** REQUIREMENTS **
Type out the complete listing below word for word, without its pictures.

=====

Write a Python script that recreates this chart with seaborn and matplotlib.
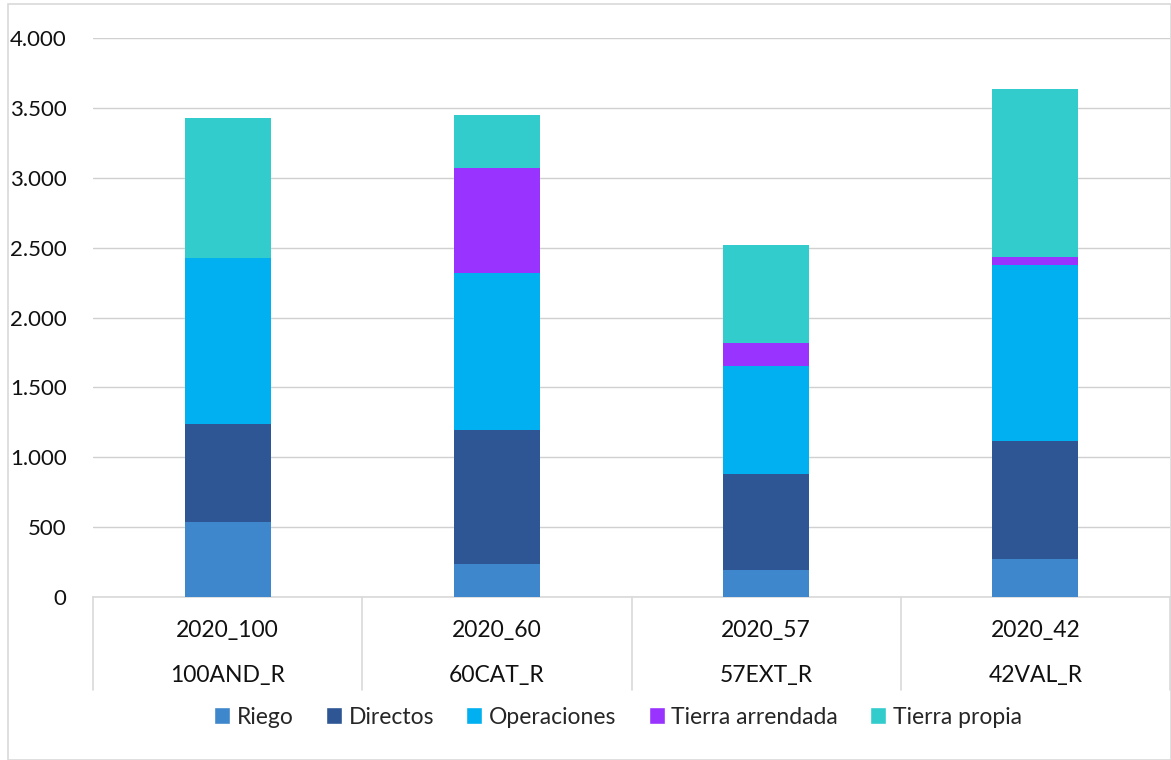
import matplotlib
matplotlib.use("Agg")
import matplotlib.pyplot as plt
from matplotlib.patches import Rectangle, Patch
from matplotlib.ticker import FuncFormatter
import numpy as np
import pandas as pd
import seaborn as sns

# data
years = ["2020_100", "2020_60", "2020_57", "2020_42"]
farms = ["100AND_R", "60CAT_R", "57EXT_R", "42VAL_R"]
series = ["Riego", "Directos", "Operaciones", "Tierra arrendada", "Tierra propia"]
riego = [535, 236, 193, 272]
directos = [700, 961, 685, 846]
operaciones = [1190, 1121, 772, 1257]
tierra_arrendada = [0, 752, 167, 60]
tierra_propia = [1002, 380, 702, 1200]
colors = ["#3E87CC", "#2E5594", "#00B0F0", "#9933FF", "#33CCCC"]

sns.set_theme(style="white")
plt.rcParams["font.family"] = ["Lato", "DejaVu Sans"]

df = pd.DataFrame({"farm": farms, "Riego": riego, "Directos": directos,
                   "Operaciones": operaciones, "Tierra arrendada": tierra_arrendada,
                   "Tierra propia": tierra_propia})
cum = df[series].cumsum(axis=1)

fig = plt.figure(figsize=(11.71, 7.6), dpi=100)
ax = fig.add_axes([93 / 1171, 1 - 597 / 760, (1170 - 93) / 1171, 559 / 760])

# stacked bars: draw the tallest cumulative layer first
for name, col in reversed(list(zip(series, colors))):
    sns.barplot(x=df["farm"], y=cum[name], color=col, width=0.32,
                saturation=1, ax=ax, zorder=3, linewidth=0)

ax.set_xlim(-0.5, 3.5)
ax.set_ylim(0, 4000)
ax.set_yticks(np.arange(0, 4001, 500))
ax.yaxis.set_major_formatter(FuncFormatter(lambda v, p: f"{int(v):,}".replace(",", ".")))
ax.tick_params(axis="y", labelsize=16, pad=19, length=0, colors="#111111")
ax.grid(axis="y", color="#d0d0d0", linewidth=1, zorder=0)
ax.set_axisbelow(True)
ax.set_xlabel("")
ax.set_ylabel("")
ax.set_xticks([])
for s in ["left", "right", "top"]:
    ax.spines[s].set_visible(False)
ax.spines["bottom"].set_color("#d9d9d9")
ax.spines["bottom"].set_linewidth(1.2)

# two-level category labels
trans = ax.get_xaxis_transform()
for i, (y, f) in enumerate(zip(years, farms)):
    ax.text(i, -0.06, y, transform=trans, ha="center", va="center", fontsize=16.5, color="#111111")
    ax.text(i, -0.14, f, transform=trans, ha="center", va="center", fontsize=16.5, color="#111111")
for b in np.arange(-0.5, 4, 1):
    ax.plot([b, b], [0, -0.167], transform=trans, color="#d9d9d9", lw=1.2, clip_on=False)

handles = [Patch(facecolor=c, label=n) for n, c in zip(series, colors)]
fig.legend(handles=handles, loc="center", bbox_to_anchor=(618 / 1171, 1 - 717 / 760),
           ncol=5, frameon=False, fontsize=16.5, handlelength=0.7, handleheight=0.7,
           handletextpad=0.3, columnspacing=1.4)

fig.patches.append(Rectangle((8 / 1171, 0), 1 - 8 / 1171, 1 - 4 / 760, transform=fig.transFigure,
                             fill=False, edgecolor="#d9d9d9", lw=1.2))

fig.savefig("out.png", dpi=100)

=====

** EXPECTED ANSWER **
Write a Python script that recreates this chart with seaborn and matplotlib.
import matplotlib
matplotlib.use("Agg")
import matplotlib.pyplot as plt
from matplotlib.patches import Rectangle, Patch
from matplotlib.ticker import FuncFormatter
import numpy as np
import pandas as pd
import seaborn as sns

# data
years = ["2020_100", "2020_60", "2020_57", "2020_42"]
farms = ["100AND_R", "60CAT_R", "57EXT_R", "42VAL_R"]
series = ["Riego", "Directos", "Operaciones", "Tierra arrendada", "Tierra propia"]
riego = [535, 236, 193, 272]
directos = [700, 961, 685, 846]
operaciones = [1190, 1121, 772, 1257]
tierra_arrendada = [0, 752, 167, 60]
tierra_propia = [1002, 380, 702, 1200]
colors = ["#3E87CC", "#2E5594", "#00B0F0", "#9933FF", "#33CCCC"]

sns.set_theme(style="white")
plt.rcParams["font.family"] = ["Lato", "DejaVu Sans"]

df = pd.DataFrame({"farm": farms, "Riego": riego, "Directos": directos,
                   "Operaciones": operaciones, "Tierra arrendada": tierra_arrendada,
                   "Tierra propia": tierra_propia})
cum = df[series].cumsum(axis=1)

fig = plt.figure(figsize=(11.71, 7.6), dpi=100)
ax = fig.add_axes([93 / 1171, 1 - 597 / 760, (1170 - 93) / 1171, 559 / 760])

# stacked bars: draw the tallest cumulative layer first
for name, col in reversed(list(zip(series, colors))):
    sns.barplot(x=df["farm"], y=cum[name], color=col, width=0.32,
                saturation=1, ax=ax, zorder=3, linewidth=0)

ax.set_xlim(-0.5, 3.5)
ax.set_ylim(0, 4000)
ax.set_yticks(np.arange(0, 4001, 500))
ax.yaxis.set_major_formatter(FuncFormatter(lambda v, p: f"{int(v):,}".replace(",", ".")))
ax.tick_params(axis="y", labelsize=16, pad=19, length=0, colors="#111111")
ax.grid(axis="y", color="#d0d0d0", linewidth=1, zorder=0)
ax.set_axisbelow(True)
ax.set_xlabel("")
ax.set_ylabel("")
ax.set_xticks([])
for s in ["left", "right", "top"]:
    ax.spines[s].set_visible(False)
ax.spines["bottom"].set_color("#d9d9d9")
ax.spines["bottom"].set_linewidth(1.2)

# two-level category labels
trans = ax.get_xaxis_transform()
for i, (y, f) in enumerate(zip(years, farms)):
    ax.text(i, -0.06, y, transform=trans, ha="center", va="center", fontsize=16.5, color="#111111")
    ax.text(i, -0.14, f, transform=trans, ha="center", va="center", fontsize=16.5, color="#111111")
for b in np.arange(-0.5, 4, 1):
    ax.plot([b, b], [0, -0.167], transform=trans, color="#d9d9d9", lw=1.2, clip_on=False)

handles = [Patch(facecolor=c, label=n) for n, c in zip(series, colors)]
fig.legend(handles=handles, loc="center", bbox_to_anchor=(618 / 1171, 1 - 717 / 760),
           ncol=5, frameon=False, fontsize=16.5, handlelength=0.7, handleheight=0.7,
           handletextpad=0.3, columnspacing=1.4)

fig.patches.append(Rectangle((8 / 1171, 0), 1 - 8 / 1171, 1 - 4 / 760, transform=fig.transFigure,
                             fill=False, edgecolor="#d9d9d9", lw=1.2))

fig.savefig("out.png", dpi=100)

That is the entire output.